Un moine, enlevé, est retrouvé décapité

Rastko Lupulović devient Frère Ilarion. Le jeune homme riche et célèbre en quête du bonheur devient un moine comme les autres, isolé dans une enclave du Kosovo, qui ne cherche plus que la sainteté. Très vite, on lui donne une mission d’une importance fondamentale : il ira diriger le monastère de Draganac, dans l’Est du Kosovo. Le danger était grand à Decani, il l’est tout autant à Draganac : depuis la guerre, deux moines ont été enlevés et tués. L’un sera retrouvé décapité, l’autre n’a toujours pas été retrouvé.

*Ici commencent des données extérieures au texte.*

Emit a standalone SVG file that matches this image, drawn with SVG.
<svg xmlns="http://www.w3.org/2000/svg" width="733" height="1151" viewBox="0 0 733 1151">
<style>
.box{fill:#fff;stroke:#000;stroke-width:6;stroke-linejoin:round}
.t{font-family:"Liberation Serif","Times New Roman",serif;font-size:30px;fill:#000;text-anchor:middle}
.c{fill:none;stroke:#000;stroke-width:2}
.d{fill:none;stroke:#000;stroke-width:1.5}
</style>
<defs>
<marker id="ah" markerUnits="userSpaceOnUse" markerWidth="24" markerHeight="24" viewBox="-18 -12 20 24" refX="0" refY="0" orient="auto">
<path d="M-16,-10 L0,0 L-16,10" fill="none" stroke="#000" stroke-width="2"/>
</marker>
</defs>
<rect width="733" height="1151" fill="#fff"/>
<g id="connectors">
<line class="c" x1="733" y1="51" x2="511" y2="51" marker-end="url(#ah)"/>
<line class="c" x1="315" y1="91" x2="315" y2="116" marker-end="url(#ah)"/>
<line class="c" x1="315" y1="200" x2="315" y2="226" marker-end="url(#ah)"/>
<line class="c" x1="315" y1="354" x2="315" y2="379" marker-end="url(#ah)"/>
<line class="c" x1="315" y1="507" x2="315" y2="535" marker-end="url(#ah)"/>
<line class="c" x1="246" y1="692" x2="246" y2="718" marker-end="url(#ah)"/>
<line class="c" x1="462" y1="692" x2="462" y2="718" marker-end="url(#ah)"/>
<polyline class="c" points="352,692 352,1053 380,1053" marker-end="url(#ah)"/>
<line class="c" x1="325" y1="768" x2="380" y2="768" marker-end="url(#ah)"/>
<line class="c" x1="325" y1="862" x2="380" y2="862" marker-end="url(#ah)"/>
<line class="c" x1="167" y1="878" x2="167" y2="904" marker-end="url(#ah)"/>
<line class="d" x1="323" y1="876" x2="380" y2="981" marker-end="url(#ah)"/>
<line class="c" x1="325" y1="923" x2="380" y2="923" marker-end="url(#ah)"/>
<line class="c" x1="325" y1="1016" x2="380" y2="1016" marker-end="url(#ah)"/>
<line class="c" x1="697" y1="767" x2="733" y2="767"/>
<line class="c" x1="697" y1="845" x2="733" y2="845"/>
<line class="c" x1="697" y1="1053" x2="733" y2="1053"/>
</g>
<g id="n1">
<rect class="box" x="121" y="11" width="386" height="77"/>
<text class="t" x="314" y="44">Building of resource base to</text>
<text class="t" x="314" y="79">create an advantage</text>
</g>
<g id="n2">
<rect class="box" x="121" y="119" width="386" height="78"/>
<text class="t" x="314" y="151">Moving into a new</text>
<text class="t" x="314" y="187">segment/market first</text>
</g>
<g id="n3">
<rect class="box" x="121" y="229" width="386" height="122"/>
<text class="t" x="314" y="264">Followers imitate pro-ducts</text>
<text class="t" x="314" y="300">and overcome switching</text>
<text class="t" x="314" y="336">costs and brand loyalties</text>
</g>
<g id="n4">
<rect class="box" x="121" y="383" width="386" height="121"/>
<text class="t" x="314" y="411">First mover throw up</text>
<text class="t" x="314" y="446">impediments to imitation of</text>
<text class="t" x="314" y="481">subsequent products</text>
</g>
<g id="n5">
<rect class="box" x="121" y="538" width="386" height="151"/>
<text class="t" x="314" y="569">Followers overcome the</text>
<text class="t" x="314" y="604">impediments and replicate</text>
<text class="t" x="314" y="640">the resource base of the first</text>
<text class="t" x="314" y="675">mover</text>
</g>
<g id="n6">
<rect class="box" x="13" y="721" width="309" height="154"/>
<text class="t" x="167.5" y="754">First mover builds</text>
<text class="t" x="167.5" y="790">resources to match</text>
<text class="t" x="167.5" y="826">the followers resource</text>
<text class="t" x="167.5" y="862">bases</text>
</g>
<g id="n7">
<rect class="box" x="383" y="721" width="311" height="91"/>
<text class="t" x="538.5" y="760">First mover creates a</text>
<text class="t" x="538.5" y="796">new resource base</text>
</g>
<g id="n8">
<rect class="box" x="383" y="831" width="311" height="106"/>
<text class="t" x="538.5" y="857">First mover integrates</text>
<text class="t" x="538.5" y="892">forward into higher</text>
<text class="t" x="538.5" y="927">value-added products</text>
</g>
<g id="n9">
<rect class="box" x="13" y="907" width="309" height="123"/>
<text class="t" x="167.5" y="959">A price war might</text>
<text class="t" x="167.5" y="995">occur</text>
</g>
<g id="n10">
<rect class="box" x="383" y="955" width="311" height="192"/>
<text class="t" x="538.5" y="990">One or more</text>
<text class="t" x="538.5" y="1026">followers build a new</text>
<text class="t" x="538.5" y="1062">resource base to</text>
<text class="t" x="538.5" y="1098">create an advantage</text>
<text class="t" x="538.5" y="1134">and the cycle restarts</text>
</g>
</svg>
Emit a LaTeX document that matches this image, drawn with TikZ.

Dans cette région vivent 30 000 Serbes, qui ne restent que parce que les moines de Draganac restent. Le monastère est leur ancre, ils s’y accrochent avec énergie. Les moines le savent bien : « Pour rien au monde nous ne quitterons le monastère, dit le Père Ilarion. D’abord parce que nous savons que nos frères Serbes comptent sur nous, mais aussi parce que nous voulons montrer à nos voisins albanais que nous voulons vivre ici ensemble, en paix, dans le respect de nos différences. Notre monastère est un lieu saint ouvert à tous les hommes de bonne volontés. Notre rôle est de témoigner de l’Évangile, et nous le faisons en aimant toute personne qui vient nous voir ».

Alors que sonne l’heure du départ, j’ose lui poser la question : « Mon Père, y a-t-il quelque-chose que vous regrettez de votre vie d’avant ? » Il m’a souri, m’a regardé droit dans les yeux et m’a répondu : « Non, rien. C’est maintenant que je suis vraiment heureux ».